Personal information
- Nickname: Marvellous
- Nationality: South African
- Born: Vus'Umuzi Malinga 29 October 1979 (age 46) Katlehong, Gauteng, South Africa
- Height: 1.70 m (5 ft 7 in)
- Weight: Bantamweight; Super-bantamweight;

Boxing career
- Reach: 180 cm (71 in)
- Stance: Southpaw

Boxing record
- Total fights: 28
- Wins: 21
- Win by KO: 12
- Losses: 6
- Draws: 1

= Vusi Malinga =

South African boxer

Vus'Umuzi Malinga (born 29 October 1979), best known as Vusi Malinga, is a South African professional boxer. He has challenged three times for a bantamweight world title, in 2009, 2012 and 2013.

==Professional career==
===Malinga vs. Sahaprom===
On 12 June 2008 Malingo fought former two-time bantamweight world champion Veeraphol Sahaprom in an eliminator for the right to fight for the WBC world title and won by technical knockout.

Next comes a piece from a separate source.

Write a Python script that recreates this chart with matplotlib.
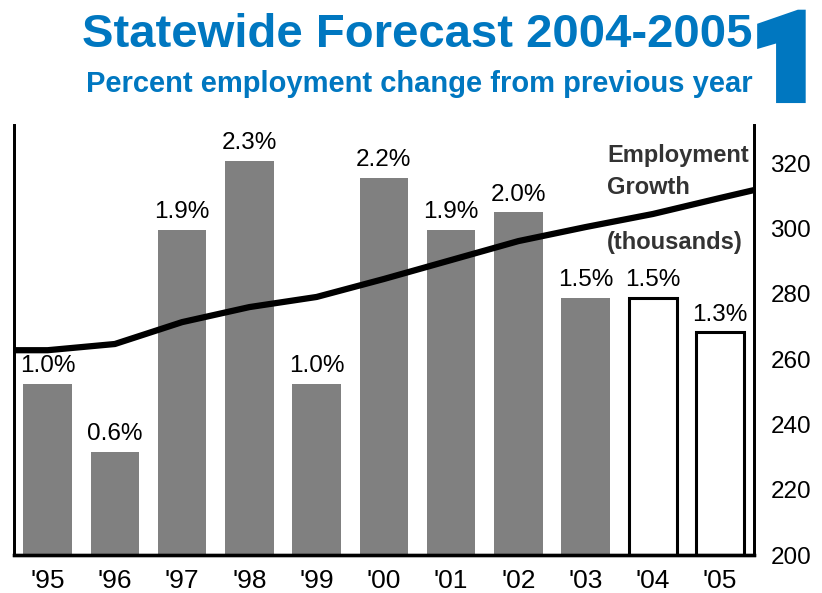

===Malinga vs. Hasegawa===
On 12 March 2009 Malinga fought Hozumi Hasegawa for the WBC world title where he lost by technical knockout.

===Malinga vs. Domingo===
On 30 October 2010 Malinga fought Michael Domingo in an eliminator for the right to fight for the IBF world title and won by unanimous decision.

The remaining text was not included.